For the runs, the number of items to be fetched varied from 200 to 300 and the number of threads in a work-group (thread-block for CUDA) was 512

I cannot in particular make a remark about the implementation since I don't have any other reference, but in general...

- async_work_group_copy seems to be slower than program guided fetching
- Barriers are damn costly!! Is this the case?

Any comments on these?

-- Bharath

david.garcia
03-20-2011, 12:50 PM
- Barriers are damn costly!! Is this the case?

Yes, they are rather costly. They are also necessary.

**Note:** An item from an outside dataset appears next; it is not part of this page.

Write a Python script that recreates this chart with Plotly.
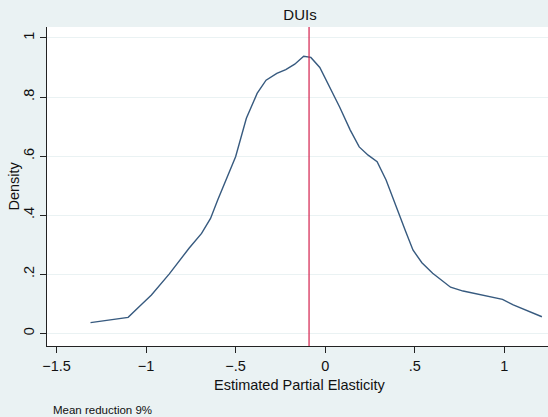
import plotly.graph_objects as go

# Kernel density of estimated partial elasticities (DUIs)
elasticity = [-1.31, -1.20, -1.10, -1.03, -0.97, -0.87, -0.76, -0.69, -0.64, -0.60,
              -0.55, -0.50, -0.44, -0.38, -0.33, -0.27, -0.22, -0.17, -0.12, -0.08,
              -0.03, 0.04, 0.08, 0.14, 0.19, 0.24, 0.29, 0.34, 0.40, 0.45,
              0.49, 0.54, 0.60, 0.70, 0.77, 0.85, 0.92, 0.99, 1.05, 1.13, 1.21]
density = [0.036, 0.045, 0.054, 0.095, 0.130, 0.201, 0.288, 0.338, 0.389, 0.451,
           0.525, 0.598, 0.728, 0.812, 0.857, 0.880, 0.893, 0.911, 0.938, 0.934,
           0.900, 0.818, 0.767, 0.688, 0.631, 0.603, 0.581, 0.519, 0.420, 0.344,
           0.282, 0.239, 0.203, 0.156, 0.143, 0.133, 0.122, 0.115, 0.096, 0.076, 0.056]
mean_elasticity = -0.09

x_ticks = [-1.5, -1, -0.5, 0, 0.5, 1]
x_tick_labels = ["−1.5", "−1", "−.5", "0", ".5", "1"]
y_ticks = [0, 0.2, 0.4, 0.6, 0.8, 1]
y_tick_labels = ["0", ".2", ".4", ".6", ".8", "1"]

title_text = "DUIs"
x_title = "Estimated Partial Elasticity"
y_title = "Density"
note_text = "Mean reduction 9%"

FONT = "Liberation Sans, Arial, sans-serif"
BG = "#eaf2f3"

fig = go.Figure()
fig.add_trace(go.Scatter(x=elasticity, y=density, mode="lines",
                         line=dict(color="#375a7f", width=1.4),
                         showlegend=False, hoverinfo="skip"))
fig.add_vline(x=mean_elasticity, line=dict(color="#d4204d", width=1.2))

fig.update_layout(
    width=548, height=417,
    margin=dict(l=47, r=0, t=27, b=71),
    paper_bgcolor=BG, plot_bgcolor="white",
    font=dict(family=FONT, size=14, color="#111"),
    title=dict(text=title_text, x=0.505, xref="paper", xanchor="center",
               y=1 - 14.7 / 417, yref="container", yanchor="middle",
               font=dict(family=FONT, size=15, color="#111")),
    xaxis=dict(range=[-1.553, 1.244], tickvals=x_ticks, ticktext=x_tick_labels,
               showgrid=False, zeroline=False, showline=True, linecolor="#222",
               linewidth=1.2, ticks="outside", ticklen=6, tickcolor="#222",
               tickwidth=1, tickfont=dict(size=14.5, color="#111")),
    yaxis=dict(range=[-0.043, 1.037], tickvals=y_ticks, ticktext=y_tick_labels,
               showgrid=True, gridcolor=BG, gridwidth=1, zeroline=False,
               showline=True, linecolor="#222", linewidth=1.2, ticks="outside",
               ticklen=6, tickcolor="#222", tickwidth=1, tickangle=-90,
               tickfont=dict(size=14.5, color="#111")),
    annotations=[
        dict(text=x_title, xref="paper", yref="paper", x=0.504, y=(346 - 384.8) / 319,
             xanchor="center", yanchor="middle", showarrow=False,
             font=dict(family=FONT, size=14.5, color="#111")),
        dict(text=y_title, xref="paper", yref="paper", x=(13 - 47) / 501, y=0.5,
             xanchor="center", yanchor="middle", textangle=-90, showarrow=False,
             font=dict(family=FONT, size=14.5, color="#111")),
        dict(text=note_text, xref="paper", yref="paper", x=(50.7 - 47) / 501,
             y=(346 - 410) / 319, xanchor="left", yanchor="middle", showarrow=False,
             font=dict(family=FONT, size=11.5, color="#111")),
    ],
)

fig.write_html("out.html", config={"displayModeBar": False},
               post_script="document.body.style.margin='0';document.body.style.overflow='hidden';")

async_work_group_copy seems to be slower than program guided fetching

That's not very surprising either. async_work_group_copy has to support odd ratios between work-items and the amount of memory to copy so there's some overhead to support all cases. In your kernel each work-item copies at most a single item from global memory, right?

bharath.s.jois
03-20-2011, 01:08 PM
Yes, they are rather costly. They are also necessary.

So, that would mean we need to have enough work with the shared data to overcome the prefetch+sync time. But I see that the CUDA implementation does better here. But I guess it depends on the implementations.

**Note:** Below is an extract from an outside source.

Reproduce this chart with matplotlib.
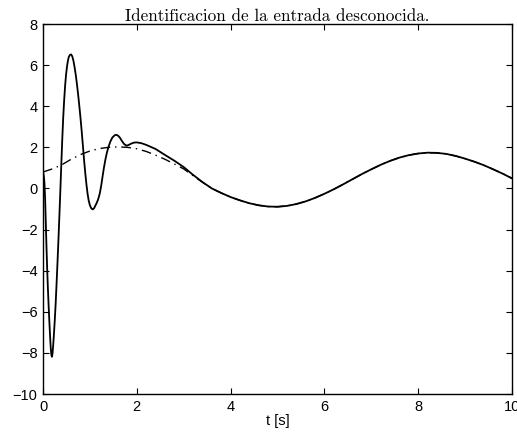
import matplotlib
matplotlib.use("Agg")
import matplotlib.pyplot as plt

# Estimated unknown input (solid)
t_est = [0.000, 0.010, 0.020, 0.030, 0.045, 0.060, 0.075, 0.090, 0.105, 0.120,
         0.135, 0.150, 0.165, 0.178, 0.190, 0.202, 0.215, 0.230, 0.250, 0.270,
         0.290, 0.310, 0.330, 0.350, 0.370, 0.390, 0.410, 0.430, 0.450, 0.470,
         0.490, 0.510, 0.530, 0.550, 0.575, 0.600, 0.625, 0.650, 0.675, 0.700,
         0.725, 0.750, 0.775, 0.800, 0.825, 0.850, 0.875, 0.900, 0.925, 0.950,
         0.975, 1.000, 1.030, 1.060, 1.090, 1.120, 1.150, 1.180, 1.210, 1.240,
         1.270, 1.300, 1.330, 1.360, 1.400, 1.440, 1.480, 1.530, 1.560, 1.600,
         1.640, 1.680, 1.730, 1.780, 1.830, 1.880, 1.940, 2.000, 2.100, 2.200,
         2.400, 2.600, 2.800, 3.000, 3.200, 3.400, 3.600, 3.800, 4.000, 4.200,
         4.400, 4.600, 4.800, 5.000, 5.200, 5.400, 5.600, 5.800, 6.000, 6.200,
         6.400, 6.600, 6.800, 7.000, 7.200, 7.400, 7.600, 7.800, 8.000, 8.200,
         8.400, 8.600, 8.800, 9.000, 9.200, 9.400, 9.600, 9.800, 10.000]
u_est = [0.80, 0.72, 0.55, 0.30, -0.50, -1.70, -2.90, -3.97, -4.90, -5.70,
         -6.45, -7.15, -7.75, -8.10, -8.19, -8.05, -7.70, -7.20, -6.45, -5.60,
         -4.60, -3.55, -2.45, -1.30, -0.10, 1.15, 2.35, 3.40, 4.25, 4.95,
         5.50, 5.90, 6.20, 6.40, 6.50, 6.52, 6.42, 6.20, 5.88, 5.50,
         5.05, 4.55, 4.00, 3.42, 2.78, 2.10, 1.40, 0.78, 0.22, -0.25,
         -0.60, -0.82, -0.97, -1.02, -0.96, -0.82, -0.68, -0.50, -0.25, 0.12,
         0.58, 1.02, 1.40, 1.72, 2.05, 2.30, 2.48, 2.59, 2.61, 2.57,
         2.47, 2.32, 2.16, 2.08, 2.12, 2.18, 2.23, 2.24, 2.20, 2.12,
         1.92, 1.63, 1.35, 1.04, 0.66, 0.31, 0.00, -0.22, -0.42, -0.58,
         -0.72, -0.82, -0.88, -0.89, -0.85, -0.76, -0.63, -0.46, -0.26, -0.04,
         0.20, 0.45, 0.70, 0.93, 1.15, 1.34, 1.50, 1.62, 1.70, 1.74,
         1.73, 1.68, 1.58, 1.45, 1.30, 1.13, 0.93, 0.72, 0.49]

# True unknown input (dash-dot)
t_ref = [0.0, 0.2, 0.4, 0.6, 0.8, 1.0, 1.2, 1.4, 1.6, 1.8,
         2.0, 2.2, 2.4, 2.6, 2.8, 3.0, 3.2, 3.4, 3.6, 3.8,
         4.0, 4.2, 4.4, 4.6, 4.8, 5.0, 5.2, 5.4, 5.6, 5.8,
         6.0, 6.2, 6.4, 6.6, 6.8, 7.0, 7.2, 7.4, 7.6, 7.8,
         8.0, 8.2, 8.4, 8.6, 8.8, 9.0, 9.2, 9.4, 9.6, 9.8, 10.0]
u_ref = [0.80, 0.95, 1.15, 1.42, 1.65, 1.82, 1.94, 2.00, 2.02, 2.00,
         1.93, 1.80, 1.62, 1.42, 1.19, 0.95, 0.62, 0.30, 0.00, -0.22,
         -0.42, -0.58, -0.72, -0.82, -0.88, -0.89, -0.85, -0.76, -0.63, -0.46,
         -0.26, -0.04, 0.20, 0.45, 0.70, 0.93, 1.15, 1.34, 1.50, 1.62,
         1.70, 1.74, 1.73, 1.68, 1.58, 1.45, 1.30, 1.13, 0.93, 0.72, 0.49]

x_ticks = [0, 2, 4, 6, 8, 10]
y_ticks = [-10, -8, -6, -4, -2, 0, 2, 4, 6, 8]
title_text = "Identificacion de la entrada desconocida."
xlabel_text = "t [s]"

fig = plt.figure(figsize=(5.17, 4.43), dpi=100)
W, H = 517, 443
ax = fig.add_axes([43 / W, 1 - 394 / H, (512 - 43) / W, (394 - 24) / H])

ax.plot(t_est, u_est, color="black", lw=1.3, solid_joinstyle="round")
ax.plot(t_ref, u_ref, color="black", lw=1.0, linestyle=(0, (7, 3.5, 1, 3.5)))

ax.set_xlim(0, 10)
ax.set_ylim(-10, 8)
ax.set_xticks(x_ticks)
ax.set_yticks(y_ticks)
ax.set_xticklabels([str(v) for v in x_ticks], fontfamily="Liberation Sans", fontsize=10.5)
ax.set_yticklabels([str(v).replace("-", "\u2212") for v in y_ticks],
                   fontfamily="Liberation Sans", fontsize=10.5)
ax.tick_params(direction="in", length=4, width=0.8, top=True, right=True)
ax.tick_params(axis="x", pad=4.5)
ax.tick_params(axis="y", pad=4)
for s in ax.spines.values():
    s.set_linewidth(1.0)

ax.set_xlabel(xlabel_text, fontfamily="Liberation Sans", fontsize=10.5, labelpad=0)
ax.set_title(title_text, fontfamily="cmr10", fontsize=12.3, pad=2)

fig.savefig("out.png", dpi=100)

That's not very surprising either. async_work_group_copy has to support odd ratios between work-items and the amount of memory to copy so there's some overhead to support all cases. In your kernel each work-item copies at most a single item from global memory, right?

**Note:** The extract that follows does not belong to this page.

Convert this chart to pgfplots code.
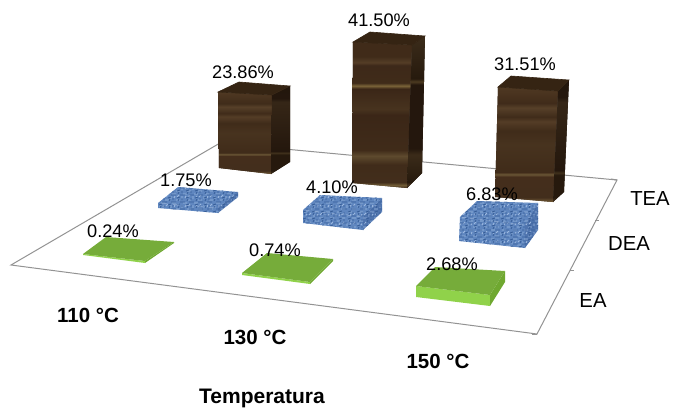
\documentclass[border=0pt]{standalone}
\usepackage{pgfplots}
\pgfplotsset{compat=1.18}
\usepackage{fontspec}
\setmainfont{Liberation Sans}
\usetikzlibrary{patterns}
\definecolor{grn}{HTML}{76AC3A}
\definecolor{grnl}{HTML}{90D24A}
\definecolor{grnd}{HTML}{6FA830}
\definecolor{blu}{HTML}{5F86BF}
\definecolor{blud}{HTML}{4F74AE}
\definecolor{blul}{HTML}{9DB9E0}
\definecolor{bluk}{HTML}{375E98}
\definecolor{topw}{HTML}{352413}
\definecolor{facew}{HTML}{332313}
\definecolor{sidew}{HTML}{1D1308}
\pgfdeclarepatternformonly{mottL}{\pgfqpoint{-1pt}{-1pt}}{\pgfqpoint{12pt}{10pt}}{\pgfqpoint{11pt}{9pt}}{
 \pgfsetlinewidth{0.9pt}
 \pgfpathmoveto{\pgfqpoint{0pt}{1pt}}\pgfpathlineto{\pgfqpoint{4pt}{1pt}}
 \pgfpathmoveto{\pgfqpoint{6pt}{2pt}}\pgfpathlineto{\pgfqpoint{6pt}{5pt}}
 \pgfpathmoveto{\pgfqpoint{1pt}{4pt}}\pgfpathlineto{\pgfqpoint{3pt}{6pt}}
 \pgfpathmoveto{\pgfqpoint{7pt}{7pt}}\pgfpathlineto{\pgfqpoint{11pt}{7pt}}
 \pgfpathmoveto{\pgfqpoint{9pt}{3pt}}\pgfpathlineto{\pgfqpoint{10pt}{5pt}}
 \pgfusepath{stroke}}
\pgfdeclarepatternformonly{mottD}{\pgfqpoint{-1pt}{-1pt}}{\pgfqpoint{10pt}{8pt}}{\pgfqpoint{9pt}{7pt}}{
 \pgfsetlinewidth{0.8pt}
 \pgfpathmoveto{\pgfqpoint{0pt}{3pt}}\pgfpathlineto{\pgfqpoint{5pt}{3pt}}
 \pgfpathmoveto{\pgfqpoint{2pt}{5pt}}\pgfpathlineto{\pgfqpoint{2pt}{7pt}}
 \pgfpathmoveto{\pgfqpoint{6pt}{0pt}}\pgfpathlineto{\pgfqpoint{9pt}{1pt}}
 \pgfpathmoveto{\pgfqpoint{7pt}{4pt}}\pgfpathlineto{\pgfqpoint{8pt}{6pt}}
 \pgfusepath{stroke}}
\pgfdeclareverticalshading{woodtall}{100bp}{
rgb(0bp)=(.22,.15,.09);rgb(3bp)=(.27,.19,.12);rgb(4bp)=(.36,.28,.18);rgb(5bp)=(.24,.16,.09);rgb(9bp)=(.28,.19,.12);rgb(10bp)=(.40,.32,.20);rgb(11bp)=(.25,.17,.10);rgb(15bp)=(.24,.16,.10);rgb(17bp)=(.32,.23,.14);rgb(19bp)=(.25,.17,.10);rgb(25bp)=(.27,.18,.11);rgb(26bp)=(.44,.36,.21);rgb(27bp)=(.26,.18,.11);rgb(33bp)=(.25,.17,.10);rgb(36bp)=(.37,.29,.18);rgb(38bp)=(.25,.17,.10);rgb(50bp)=(.23,.15,.09);rgb(52bp)=(.28,.20,.12);rgb(59bp)=(.23,.15,.09);rgb(60bp)=(.48,.39,.22);rgb(61bp)=(.25,.17,.10);rgb(67bp)=(.24,.16,.10);rgb(68bp)=(.33,.24,.15);rgb(70bp)=(.25,.17,.10);rgb(75bp)=(.25,.17,.10);rgb(76bp)=(.39,.30,.19);rgb(77bp)=(.24,.16,.10);rgb(80bp)=(.33,.24,.15);rgb(81bp)=(.24,.16,.10);rgb(85bp)=(.35,.26,.16);rgb(86bp)=(.25,.17,.10);rgb(90bp)=(.31,.22,.13);rgb(92bp)=(.24,.16,.10);rgb(100bp)=(.22,.15,.09)}
\pgfdeclareverticalshading{woodtallside}{100bp}{
rgb(0bp)=(.13,.08,.04);rgb(9bp)=(.15,.10,.05);rgb(10bp)=(.26,.19,.12);rgb(11bp)=(.14,.09,.05);rgb(25bp)=(.15,.10,.05);rgb(26bp)=(.28,.21,.13);rgb(27bp)=(.15,.10,.05);rgb(36bp)=(.23,.17,.10);rgb(38bp)=(.14,.09,.05);rgb(59bp)=(.14,.09,.05);rgb(60bp)=(.30,.23,.13);rgb(61bp)=(.15,.10,.05);rgb(76bp)=(.24,.18,.11);rgb(77bp)=(.14,.09,.05);rgb(85bp)=(.22,.16,.10);rgb(86bp)=(.15,.10,.05);rgb(100bp)=(.13,.08,.04)}
\pgfdeclareverticalshading{woodshort}{100bp}{
rgb(0bp)=(.25,.17,.10);rgb(6bp)=(.32,.24,.15);rgb(8bp)=(.25,.17,.10);rgb(14bp)=(.31,.22,.14);rgb(16bp)=(.25,.17,.10);rgb(24bp)=(.24,.16,.10);rgb(25bp)=(.46,.37,.22);rgb(27bp)=(.26,.18,.11);rgb(36bp)=(.27,.18,.11);rgb(37bp)=(.42,.34,.21);rgb(38bp)=(.25,.17,.10);rgb(50bp)=(.28,.20,.12);rgb(56bp)=(.25,.17,.10);rgb(60bp)=(.33,.24,.15);rgb(62bp)=(.25,.17,.10);rgb(66bp)=(.34,.25,.16);rgb(68bp)=(.25,.17,.10);rgb(76bp)=(.32,.23,.14);rgb(78bp)=(.25,.17,.10);rgb(86bp)=(.31,.22,.14);rgb(88bp)=(.24,.16,.10);rgb(100bp)=(.23,.15,.09)}
\pgfdeclareverticalshading{woodshortside}{100bp}{
rgb(0bp)=(.13,.08,.04);rgb(24bp)=(.15,.10,.05);rgb(25bp)=(.28,.21,.13);rgb(27bp)=(.15,.10,.05);rgb(36bp)=(.15,.10,.05);rgb(37bp)=(.25,.19,.11);rgb(38bp)=(.14,.09,.05);rgb(66bp)=(.21,.15,.09);rgb(68bp)=(.14,.09,.05);rgb(100bp)=(.13,.08,.04)}
\newcommand{\poly}[2]{\addplot[#1,draw=none,mark=none,forget plot] coordinates {#2} --cycle;}
\newcommand{\bluef}[2]{\addplot[fill=#1,draw=none,mark=none,forget plot] coordinates {#2} --cycle;
\addplot[pattern=mottL,pattern color=blul,draw=none,mark=none,forget plot] coordinates {#2} --cycle;
\addplot[pattern=mottD,pattern color=bluk,draw=none,mark=none,forget plot] coordinates {#2} --cycle;}
\begin{document}
\begin{tikzpicture}
\begin{axis}[scale only axis,width=673pt,height=408pt,xmin=0,xmax=673,ymin=0,ymax=408,y dir=reverse,hide axis,clip=false]
\path (axis cs:0,0) rectangle (axis cs:673,408);
% floor
\addplot[draw=gray!85!white,line width=1pt,mark=none,forget plot] coordinates {(220,143)(11,265)(537,334)(617,180)(220,143)};
\addplot[draw=gray!85!white,line width=1pt,mark=none,forget plot] coordinates {(537,334)(532,334)};
\addplot[draw=gray!85!white,line width=1pt,mark=none,forget plot] coordinates {(617,180)(611,179)};
\addplot[draw=gray!85!white,line width=1pt,mark=none,forget plot] coordinates {(595,220)(599,220)};
\addplot[draw=gray!85!white,line width=1pt,mark=none,forget plot] coordinates {(570,270)(574,270)};
% brown bars: values 23.86, 41.50, 31.51
\poly{fill=facew}{(218,92)(272,95)(271,174)(219,168)}
\poly{fill=sidew}{(272,95)(290,86)(290,162)(271,174)}
\poly{shading=woodshort}{(218,92)(272,95)(271,174)(219,168)}
\poly{shading=woodshortside}{(272,95)(290,86)(290,162)(271,174)}
\addplot[fill=topw,draw=topw,line width=.6pt,mark=none,forget plot] coordinates {(218,92)(272,95)(290,86)(239,82)} --cycle;
\poly{fill=facew}{(353,42)(412,45)(407,188)(352,183)}
\poly{fill=sidew}{(412,45)(425,36)(422,173)(407,188)}
\poly{shading=woodtall}{(353,42)(412,45)(407,188)(352,183)}
\poly{shading=woodtallside}{(412,45)(425,36)(422,173)(407,188)}
\addplot[fill=topw,draw=topw,line width=.6pt,mark=none,forget plot] coordinates {(353,42)(412,45)(425,36)(370,32)} --cycle;
\poly{fill=facew}{(498,87)(558,91)(553,202)(495,197)}
\poly{fill=sidew}{(558,91)(569,80)(564,192)(553,202)}
\poly{shading=woodshort}{(498,87)(558,91)(553,202)(495,197)}
\poly{shading=woodshortside}{(558,91)(569,80)(564,192)(553,202)}
\addplot[fill=topw,draw=topw,line width=.6pt,mark=none,forget plot] coordinates {(498,87)(558,91)(569,80)(511,76)} --cycle;
% blue bars: values 1.75, 4.10, 6.83
\bluef{blu}{(158,203)(178,187)(238,192)(218,208)}
\bluef{blu}{(158,203)(218,208)(218,213)(158,208)}
\bluef{blud}{(218,208)(238,192)(238,197)(218,213)}
\bluef{blu}{(303,210)(320,195)(382,198)(363,217)}
\bluef{blu}{(303,210)(363,217)(363,230)(303,223)}
\bluef{blud}{(363,217)(382,198)(382,212)(363,230)}
\bluef{blu}{(460,217)(477,201)(538,203)(525,225)}
\bluef{blu}{(460,217)(525,225)(525,248)(459,241)}
\bluef{blud}{(525,225)(538,203)(538,230)(525,248)}
% green bars: values 0.24, 0.74, 2.68
\poly{fill=grnl}{(83,254)(145,261)(145,263)(83,255)}
\poly{fill=grnd}{(145,261)(174,242)(174,243)(145,263)}
\poly{fill=grn}{(83,254)(106,237)(174,242)(145,261)}
\poly{fill=grnl}{(242,273)(310,282)(310,284)(242,275)}
\poly{fill=grnd}{(310,282)(333,259)(333,261)(310,284)}
\poly{fill=grn}{(242,273)(267,253)(333,259)(310,282)}
\poly{fill=grnl}{(416,286)(490,295)(490,306)(416,297)}
\poly{fill=grnd}{(490,295)(505,271)(505,282)(490,306)}
\poly{fill=grn}{(416,286)(435,267)(505,271)(490,295)}
% labels
\tikzset{v/.style={font=\fontsize{18.2}{18}\selectfont,inner sep=0pt,text=black},
 a/.style={font=\fontsize{20.3}{20}\selectfont,inner sep=0pt,text=black},
 b/.style={font=\fontsize{20.5}{20}\selectfont\bfseries,inner sep=0pt,text=black}}
\node[v] at (axis cs:243,72) {23.86\%};
\node[v] at (axis cs:379,20) {41.50\%};
\node[v] at (axis cs:525,64) {31.51\%};
\node[v] at (axis cs:186,180) {1.75\%};
\node[v] at (axis cs:332,187) {4.10\%};
\node[v] at (axis cs:492,194) {6.83\%};
\node[v] at (axis cs:113,231) {0.24\%};
\node[v] at (axis cs:275,250) {0.74\%};
\node[v] at (axis cs:452,264) {2.68\%};
\node[a] at (axis cs:650,199) {TEA};
\node[a] at (axis cs:629,244) {DEA};
\node[a] at (axis cs:593,301) {EA};
\node[b] at (axis cs:88,315) {110 °C};
\node[b] at (axis cs:255,337) {130 °C};
\node[b] at (axis cs:438,361) {150 °C};
\node[font=\fontsize{21}{21}\selectfont\bfseries,inner sep=0pt] at (axis cs:262,398) {Temperatura};
\end{axis}
\end{tikzpicture}
\end{document}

Yes, that is right, at most one. Ah, and I understand that async_work_group_copy will have to handle many cases, including cases where amount-of-data > number-of-threads.

-- Bharath

bharath.s.jois
03-23-2011, 05:08 AM
Regarding barriers, does the cost of using a barrier depend on the workgroup size? Like, lesser number of threads per workgroup, lesser is the time?

-- Bharath

david.garcia
03-23-2011, 03:18 PM
Like, lesser number of threads per workgroup, lesser is the time?

Yeah, I think that's a fair assumption. However, overall small work-groups are typically less efficient than large work-groups. At least on GPUs.

UMDdev
05-11-2011, 09:33 AM
Bharat, thanks for asking these questions. I'm a complete newbie, so this was a great read.